→ **Material provided**:
**********
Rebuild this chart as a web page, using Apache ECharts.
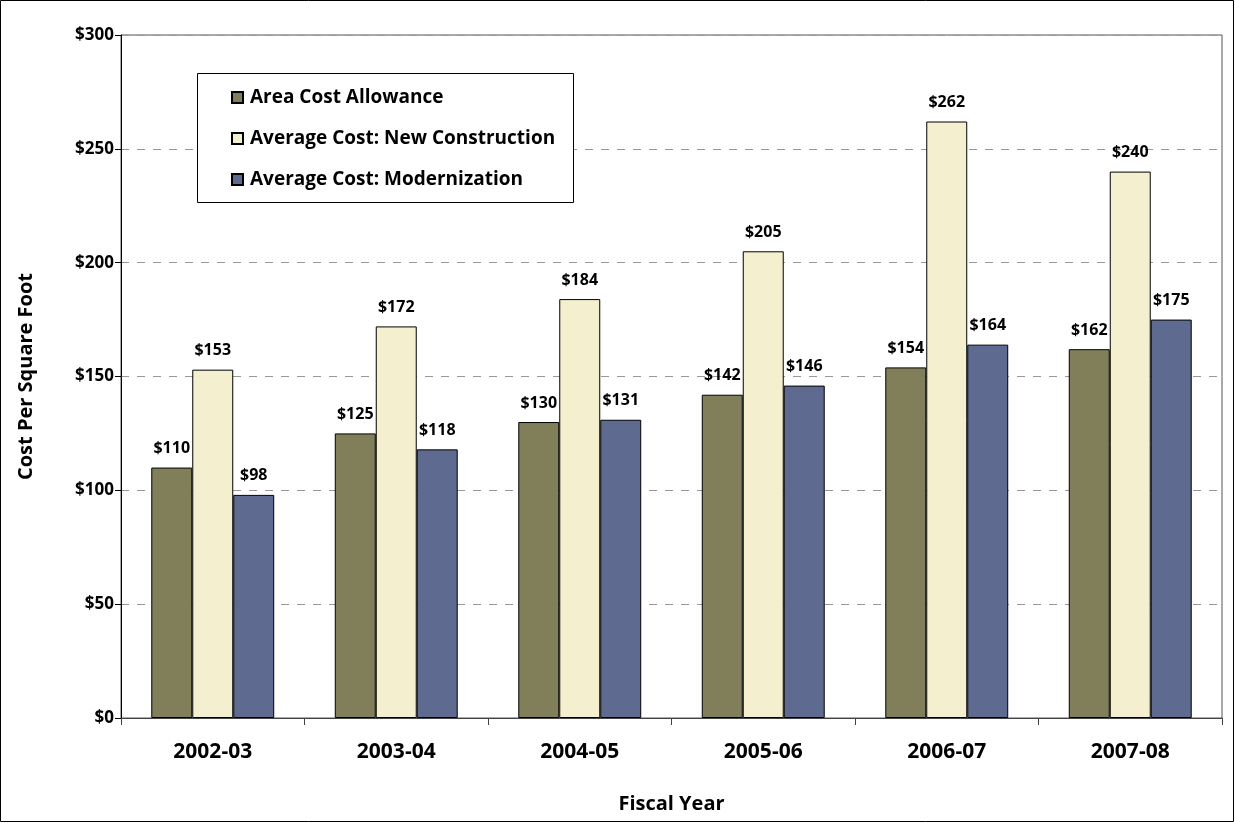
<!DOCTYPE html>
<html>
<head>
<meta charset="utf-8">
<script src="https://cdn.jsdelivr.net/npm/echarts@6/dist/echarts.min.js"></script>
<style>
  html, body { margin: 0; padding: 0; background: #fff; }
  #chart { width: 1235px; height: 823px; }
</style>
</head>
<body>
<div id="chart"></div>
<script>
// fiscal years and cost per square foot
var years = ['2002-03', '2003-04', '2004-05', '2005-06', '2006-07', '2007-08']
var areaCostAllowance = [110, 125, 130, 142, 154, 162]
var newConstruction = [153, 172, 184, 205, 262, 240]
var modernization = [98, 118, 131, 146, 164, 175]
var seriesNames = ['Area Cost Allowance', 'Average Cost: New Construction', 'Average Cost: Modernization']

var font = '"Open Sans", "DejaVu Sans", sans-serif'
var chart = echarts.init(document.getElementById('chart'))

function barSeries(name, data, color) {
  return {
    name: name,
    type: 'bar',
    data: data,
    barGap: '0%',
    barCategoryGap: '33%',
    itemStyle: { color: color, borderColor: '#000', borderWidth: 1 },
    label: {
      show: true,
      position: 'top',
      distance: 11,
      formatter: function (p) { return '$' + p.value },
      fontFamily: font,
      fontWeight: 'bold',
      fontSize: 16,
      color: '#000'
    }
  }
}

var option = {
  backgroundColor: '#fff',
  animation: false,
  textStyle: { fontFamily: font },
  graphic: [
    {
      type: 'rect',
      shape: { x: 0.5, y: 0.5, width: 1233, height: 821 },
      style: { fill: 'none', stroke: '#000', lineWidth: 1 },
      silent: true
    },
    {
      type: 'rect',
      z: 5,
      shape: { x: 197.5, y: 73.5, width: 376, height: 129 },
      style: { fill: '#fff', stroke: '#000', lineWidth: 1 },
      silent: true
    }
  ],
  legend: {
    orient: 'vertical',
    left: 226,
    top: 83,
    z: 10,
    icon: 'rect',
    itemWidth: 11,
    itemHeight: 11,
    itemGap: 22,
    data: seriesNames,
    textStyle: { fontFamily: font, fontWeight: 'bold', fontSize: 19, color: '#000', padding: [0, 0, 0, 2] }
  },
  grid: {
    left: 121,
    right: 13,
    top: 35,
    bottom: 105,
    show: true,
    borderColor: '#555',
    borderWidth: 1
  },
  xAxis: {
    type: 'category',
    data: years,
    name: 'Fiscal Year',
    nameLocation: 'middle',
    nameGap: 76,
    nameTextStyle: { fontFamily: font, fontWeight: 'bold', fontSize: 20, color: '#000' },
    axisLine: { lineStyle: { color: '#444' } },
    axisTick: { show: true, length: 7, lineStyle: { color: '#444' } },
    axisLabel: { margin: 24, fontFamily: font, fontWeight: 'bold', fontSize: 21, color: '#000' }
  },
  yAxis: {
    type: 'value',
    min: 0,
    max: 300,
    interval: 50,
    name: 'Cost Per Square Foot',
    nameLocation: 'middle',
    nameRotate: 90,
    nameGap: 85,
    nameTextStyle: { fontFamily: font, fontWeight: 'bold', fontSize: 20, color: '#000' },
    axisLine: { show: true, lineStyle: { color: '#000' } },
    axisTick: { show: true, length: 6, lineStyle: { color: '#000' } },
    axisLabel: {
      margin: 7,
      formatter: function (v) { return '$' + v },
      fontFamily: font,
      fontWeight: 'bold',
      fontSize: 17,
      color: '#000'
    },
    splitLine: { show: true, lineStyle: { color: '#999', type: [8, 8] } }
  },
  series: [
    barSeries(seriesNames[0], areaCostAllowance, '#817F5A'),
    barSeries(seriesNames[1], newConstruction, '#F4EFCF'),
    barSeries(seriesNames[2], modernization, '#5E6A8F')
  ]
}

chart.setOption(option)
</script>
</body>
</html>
**********
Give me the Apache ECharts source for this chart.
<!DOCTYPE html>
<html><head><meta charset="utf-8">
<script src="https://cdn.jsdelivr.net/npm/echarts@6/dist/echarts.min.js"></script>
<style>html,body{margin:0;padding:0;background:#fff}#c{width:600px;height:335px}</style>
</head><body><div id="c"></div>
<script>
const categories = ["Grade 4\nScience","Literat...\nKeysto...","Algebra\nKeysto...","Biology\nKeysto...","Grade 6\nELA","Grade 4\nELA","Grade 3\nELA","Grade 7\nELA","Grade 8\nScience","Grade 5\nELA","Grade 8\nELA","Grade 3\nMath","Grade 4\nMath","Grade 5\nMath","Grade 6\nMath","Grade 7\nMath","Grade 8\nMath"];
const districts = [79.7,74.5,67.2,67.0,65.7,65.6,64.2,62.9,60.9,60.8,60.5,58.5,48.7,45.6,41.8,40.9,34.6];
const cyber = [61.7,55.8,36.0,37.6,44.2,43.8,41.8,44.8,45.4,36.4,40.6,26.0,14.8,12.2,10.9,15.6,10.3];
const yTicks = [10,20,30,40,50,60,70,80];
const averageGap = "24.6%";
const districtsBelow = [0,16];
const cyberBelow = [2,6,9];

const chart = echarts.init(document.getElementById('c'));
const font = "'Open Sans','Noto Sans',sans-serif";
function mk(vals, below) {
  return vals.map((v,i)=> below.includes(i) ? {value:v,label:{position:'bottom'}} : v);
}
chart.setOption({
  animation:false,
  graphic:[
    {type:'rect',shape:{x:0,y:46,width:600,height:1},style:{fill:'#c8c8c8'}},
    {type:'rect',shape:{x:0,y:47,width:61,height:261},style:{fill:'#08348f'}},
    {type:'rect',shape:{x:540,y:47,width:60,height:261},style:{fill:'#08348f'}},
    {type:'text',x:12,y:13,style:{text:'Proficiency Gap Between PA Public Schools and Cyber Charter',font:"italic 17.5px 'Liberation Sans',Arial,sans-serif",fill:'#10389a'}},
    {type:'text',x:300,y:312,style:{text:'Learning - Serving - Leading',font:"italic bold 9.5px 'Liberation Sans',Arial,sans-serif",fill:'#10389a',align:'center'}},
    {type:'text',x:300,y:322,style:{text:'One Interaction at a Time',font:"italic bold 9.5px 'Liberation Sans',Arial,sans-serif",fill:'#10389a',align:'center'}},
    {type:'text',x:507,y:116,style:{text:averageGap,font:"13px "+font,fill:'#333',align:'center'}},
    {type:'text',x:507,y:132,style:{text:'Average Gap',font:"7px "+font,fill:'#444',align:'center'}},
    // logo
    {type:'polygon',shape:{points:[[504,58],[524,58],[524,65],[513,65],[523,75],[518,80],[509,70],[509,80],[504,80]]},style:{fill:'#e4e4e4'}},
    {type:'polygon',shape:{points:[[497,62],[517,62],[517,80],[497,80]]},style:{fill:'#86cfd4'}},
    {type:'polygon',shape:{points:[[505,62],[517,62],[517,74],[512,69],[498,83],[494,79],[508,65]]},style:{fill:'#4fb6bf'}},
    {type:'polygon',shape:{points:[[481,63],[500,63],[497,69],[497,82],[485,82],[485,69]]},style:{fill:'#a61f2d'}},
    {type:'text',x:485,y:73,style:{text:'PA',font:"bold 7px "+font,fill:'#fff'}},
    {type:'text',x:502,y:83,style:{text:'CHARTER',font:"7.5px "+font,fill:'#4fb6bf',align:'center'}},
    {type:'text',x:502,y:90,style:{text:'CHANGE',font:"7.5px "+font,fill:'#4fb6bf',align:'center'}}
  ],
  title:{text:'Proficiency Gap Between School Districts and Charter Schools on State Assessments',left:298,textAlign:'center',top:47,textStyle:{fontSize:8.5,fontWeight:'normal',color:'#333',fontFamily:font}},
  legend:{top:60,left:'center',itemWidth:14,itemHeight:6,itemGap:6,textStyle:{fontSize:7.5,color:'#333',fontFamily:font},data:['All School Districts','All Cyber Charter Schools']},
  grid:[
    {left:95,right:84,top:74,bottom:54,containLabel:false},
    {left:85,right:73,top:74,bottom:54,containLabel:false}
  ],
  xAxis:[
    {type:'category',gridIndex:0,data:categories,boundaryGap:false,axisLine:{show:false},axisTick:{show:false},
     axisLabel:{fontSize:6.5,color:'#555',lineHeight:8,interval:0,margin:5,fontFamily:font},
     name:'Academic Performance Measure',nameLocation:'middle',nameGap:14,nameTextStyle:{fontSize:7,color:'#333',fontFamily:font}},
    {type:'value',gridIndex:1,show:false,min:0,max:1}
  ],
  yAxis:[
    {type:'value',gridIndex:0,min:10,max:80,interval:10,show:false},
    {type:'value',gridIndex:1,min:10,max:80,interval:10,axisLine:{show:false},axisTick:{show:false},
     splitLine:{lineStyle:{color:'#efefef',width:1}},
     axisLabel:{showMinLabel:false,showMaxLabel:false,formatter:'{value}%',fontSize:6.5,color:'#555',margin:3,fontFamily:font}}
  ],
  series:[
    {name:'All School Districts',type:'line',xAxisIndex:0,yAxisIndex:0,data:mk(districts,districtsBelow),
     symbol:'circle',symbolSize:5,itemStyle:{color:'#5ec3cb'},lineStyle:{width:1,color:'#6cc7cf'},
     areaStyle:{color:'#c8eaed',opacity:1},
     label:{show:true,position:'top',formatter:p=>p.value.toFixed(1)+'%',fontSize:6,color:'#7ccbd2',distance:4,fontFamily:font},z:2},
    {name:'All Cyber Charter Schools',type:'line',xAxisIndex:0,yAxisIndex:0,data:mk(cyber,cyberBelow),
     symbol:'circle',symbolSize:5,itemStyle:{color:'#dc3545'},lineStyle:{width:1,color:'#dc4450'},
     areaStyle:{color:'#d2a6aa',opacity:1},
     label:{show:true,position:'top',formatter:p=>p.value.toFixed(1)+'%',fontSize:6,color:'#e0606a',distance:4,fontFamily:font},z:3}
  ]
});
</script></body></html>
**********
Copy out each line of the data containing the string "this".

Rebuild this chart as a web page, using Apache ECharts.
Give me the Apache ECharts source for this chart.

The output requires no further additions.